## WHAT YOU NEED TO DO
In the entries, find all lines that hold the word "this" and copy them.

## DATA EXTRACT

— begin —

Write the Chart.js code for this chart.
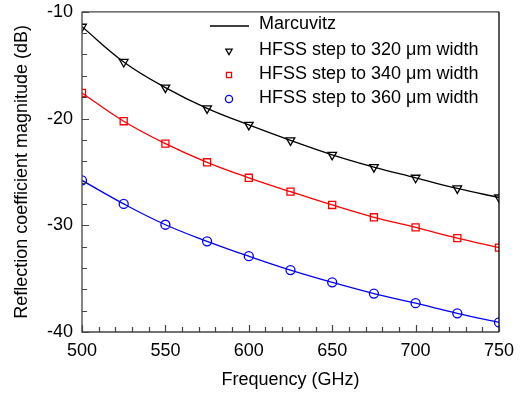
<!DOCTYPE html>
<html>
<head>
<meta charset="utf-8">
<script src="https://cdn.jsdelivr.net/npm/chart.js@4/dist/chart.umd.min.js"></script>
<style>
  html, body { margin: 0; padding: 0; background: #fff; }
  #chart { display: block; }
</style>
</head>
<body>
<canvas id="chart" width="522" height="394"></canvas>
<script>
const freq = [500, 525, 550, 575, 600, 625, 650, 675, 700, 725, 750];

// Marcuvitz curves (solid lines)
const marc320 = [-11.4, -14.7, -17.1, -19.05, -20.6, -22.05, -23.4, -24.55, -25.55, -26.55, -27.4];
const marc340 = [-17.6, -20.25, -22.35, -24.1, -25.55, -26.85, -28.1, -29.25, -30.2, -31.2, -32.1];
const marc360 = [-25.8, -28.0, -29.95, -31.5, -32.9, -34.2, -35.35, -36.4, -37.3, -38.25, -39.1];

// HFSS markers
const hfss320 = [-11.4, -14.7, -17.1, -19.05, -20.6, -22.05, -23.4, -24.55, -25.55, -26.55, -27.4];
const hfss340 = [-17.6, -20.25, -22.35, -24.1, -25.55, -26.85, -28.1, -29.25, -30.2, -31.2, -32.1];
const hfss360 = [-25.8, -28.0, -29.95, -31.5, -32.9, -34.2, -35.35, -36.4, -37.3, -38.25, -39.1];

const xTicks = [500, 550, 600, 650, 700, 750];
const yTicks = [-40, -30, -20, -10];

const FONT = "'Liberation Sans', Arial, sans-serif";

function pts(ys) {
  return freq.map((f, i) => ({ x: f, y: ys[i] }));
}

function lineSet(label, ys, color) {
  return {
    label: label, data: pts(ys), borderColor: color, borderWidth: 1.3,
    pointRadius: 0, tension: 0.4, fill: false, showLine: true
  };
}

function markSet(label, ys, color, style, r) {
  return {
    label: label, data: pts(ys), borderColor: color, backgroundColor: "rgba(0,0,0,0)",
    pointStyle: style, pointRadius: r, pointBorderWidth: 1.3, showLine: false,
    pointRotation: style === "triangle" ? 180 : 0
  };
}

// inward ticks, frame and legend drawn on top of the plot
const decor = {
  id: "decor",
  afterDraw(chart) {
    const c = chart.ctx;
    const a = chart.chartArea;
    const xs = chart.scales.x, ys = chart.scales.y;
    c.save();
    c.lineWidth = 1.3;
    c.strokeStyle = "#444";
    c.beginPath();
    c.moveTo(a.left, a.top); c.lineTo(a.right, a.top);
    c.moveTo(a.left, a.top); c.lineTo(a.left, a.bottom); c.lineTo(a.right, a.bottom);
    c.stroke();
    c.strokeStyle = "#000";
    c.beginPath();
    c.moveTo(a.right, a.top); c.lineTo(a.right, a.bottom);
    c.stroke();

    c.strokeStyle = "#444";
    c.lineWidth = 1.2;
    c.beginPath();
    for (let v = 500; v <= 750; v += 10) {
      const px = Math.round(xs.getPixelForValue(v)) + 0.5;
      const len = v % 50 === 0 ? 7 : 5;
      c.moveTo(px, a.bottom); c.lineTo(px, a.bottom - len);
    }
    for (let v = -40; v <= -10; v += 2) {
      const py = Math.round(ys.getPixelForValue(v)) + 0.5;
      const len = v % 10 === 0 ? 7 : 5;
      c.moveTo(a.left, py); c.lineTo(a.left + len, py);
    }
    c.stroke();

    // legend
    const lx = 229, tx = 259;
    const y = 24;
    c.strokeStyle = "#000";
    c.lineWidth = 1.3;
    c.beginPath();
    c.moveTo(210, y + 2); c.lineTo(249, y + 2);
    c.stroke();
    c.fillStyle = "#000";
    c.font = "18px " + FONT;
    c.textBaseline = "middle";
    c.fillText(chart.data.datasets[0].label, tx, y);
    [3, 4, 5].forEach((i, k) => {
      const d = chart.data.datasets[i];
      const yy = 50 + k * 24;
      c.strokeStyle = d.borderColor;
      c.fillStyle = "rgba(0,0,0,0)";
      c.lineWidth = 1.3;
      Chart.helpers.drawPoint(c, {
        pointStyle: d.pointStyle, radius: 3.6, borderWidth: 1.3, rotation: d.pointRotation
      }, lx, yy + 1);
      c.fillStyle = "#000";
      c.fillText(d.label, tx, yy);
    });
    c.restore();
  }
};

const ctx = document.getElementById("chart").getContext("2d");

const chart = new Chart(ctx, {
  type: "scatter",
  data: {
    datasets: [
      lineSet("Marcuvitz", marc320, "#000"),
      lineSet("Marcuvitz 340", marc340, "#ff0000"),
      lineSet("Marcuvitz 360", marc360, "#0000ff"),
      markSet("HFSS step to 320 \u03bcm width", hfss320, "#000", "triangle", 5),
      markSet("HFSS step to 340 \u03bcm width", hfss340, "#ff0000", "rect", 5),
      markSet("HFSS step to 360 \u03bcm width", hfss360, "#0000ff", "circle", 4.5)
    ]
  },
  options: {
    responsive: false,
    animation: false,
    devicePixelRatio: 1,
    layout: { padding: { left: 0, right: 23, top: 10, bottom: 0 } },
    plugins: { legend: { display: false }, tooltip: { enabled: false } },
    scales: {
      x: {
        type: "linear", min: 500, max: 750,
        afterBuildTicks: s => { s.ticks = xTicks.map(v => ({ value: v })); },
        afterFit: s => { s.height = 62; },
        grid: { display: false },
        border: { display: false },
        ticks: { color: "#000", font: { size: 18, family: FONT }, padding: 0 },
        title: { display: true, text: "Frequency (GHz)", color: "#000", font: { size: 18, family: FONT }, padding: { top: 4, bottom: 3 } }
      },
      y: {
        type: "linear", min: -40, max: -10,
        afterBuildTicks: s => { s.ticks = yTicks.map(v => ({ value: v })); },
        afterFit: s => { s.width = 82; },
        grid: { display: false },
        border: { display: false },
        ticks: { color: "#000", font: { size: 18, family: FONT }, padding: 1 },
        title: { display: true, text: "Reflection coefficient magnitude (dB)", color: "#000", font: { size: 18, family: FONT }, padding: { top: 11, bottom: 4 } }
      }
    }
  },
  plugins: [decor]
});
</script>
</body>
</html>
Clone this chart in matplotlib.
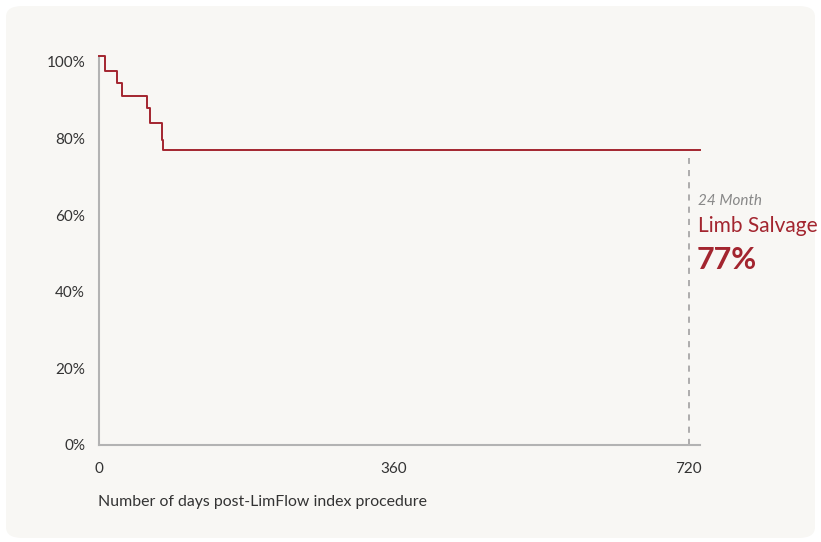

— end —

## FINISHED TASK
Write the Chart.js code for this chart.
Clone this chart in matplotlib.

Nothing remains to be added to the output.